## Start RECORD SET

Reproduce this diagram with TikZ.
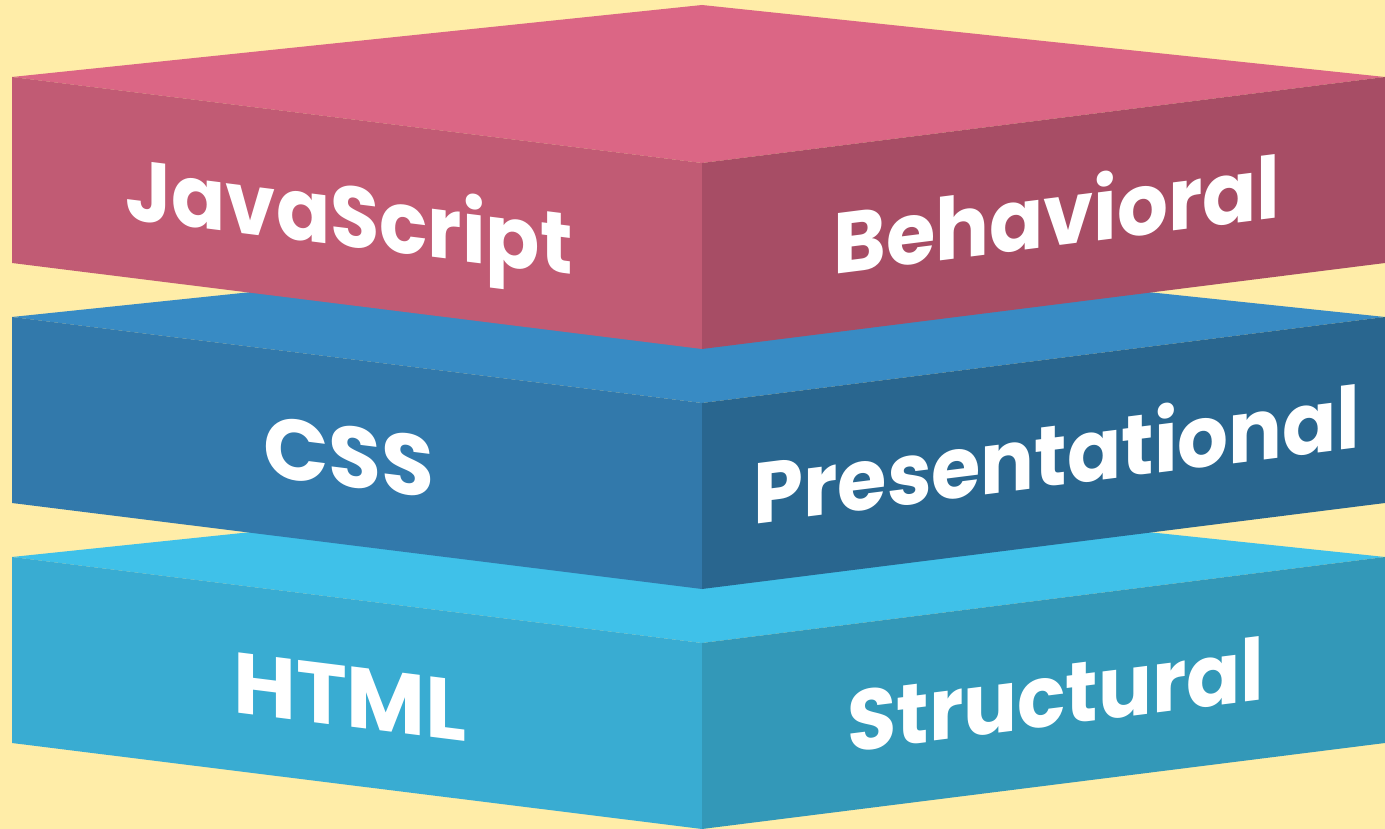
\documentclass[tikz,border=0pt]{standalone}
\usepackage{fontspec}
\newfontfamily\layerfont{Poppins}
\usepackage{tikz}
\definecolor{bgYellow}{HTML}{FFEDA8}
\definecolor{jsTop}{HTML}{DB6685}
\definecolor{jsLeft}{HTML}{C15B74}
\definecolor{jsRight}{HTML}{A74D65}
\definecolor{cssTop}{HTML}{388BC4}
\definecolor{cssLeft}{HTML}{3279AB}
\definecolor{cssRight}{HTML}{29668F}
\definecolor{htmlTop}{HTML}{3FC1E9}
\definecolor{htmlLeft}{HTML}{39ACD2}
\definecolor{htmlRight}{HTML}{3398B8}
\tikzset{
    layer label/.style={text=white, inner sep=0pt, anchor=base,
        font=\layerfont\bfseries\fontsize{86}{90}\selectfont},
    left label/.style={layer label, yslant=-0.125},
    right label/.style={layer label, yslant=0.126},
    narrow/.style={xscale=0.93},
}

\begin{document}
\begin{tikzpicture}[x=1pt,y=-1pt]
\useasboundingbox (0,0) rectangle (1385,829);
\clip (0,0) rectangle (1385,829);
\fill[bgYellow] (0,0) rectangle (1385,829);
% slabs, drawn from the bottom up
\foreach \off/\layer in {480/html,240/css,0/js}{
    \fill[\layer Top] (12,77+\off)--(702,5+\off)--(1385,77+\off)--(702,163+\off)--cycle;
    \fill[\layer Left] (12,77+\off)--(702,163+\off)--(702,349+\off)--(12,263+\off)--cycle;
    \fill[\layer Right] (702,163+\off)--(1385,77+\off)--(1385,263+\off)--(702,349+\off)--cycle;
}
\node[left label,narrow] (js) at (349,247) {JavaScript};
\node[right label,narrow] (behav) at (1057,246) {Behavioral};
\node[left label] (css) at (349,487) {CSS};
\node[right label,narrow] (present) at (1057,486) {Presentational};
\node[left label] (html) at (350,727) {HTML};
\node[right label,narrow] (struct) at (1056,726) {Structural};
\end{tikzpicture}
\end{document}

## End RECORD SET
## Start RECORD SET

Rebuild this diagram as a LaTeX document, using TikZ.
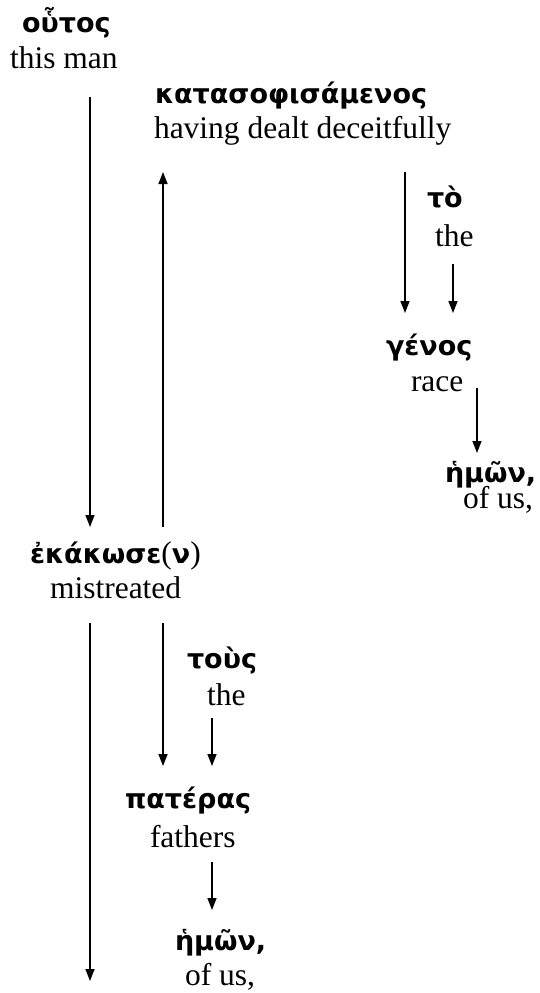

## End RECORD SET

● **WHAT IS BEING ASKED**: Gather each line in the data that holds the string "this".

● **RESPONSE TO THE TASK**:
Reproduce this diagram with TikZ.
Rebuild this diagram as a LaTeX document, using TikZ.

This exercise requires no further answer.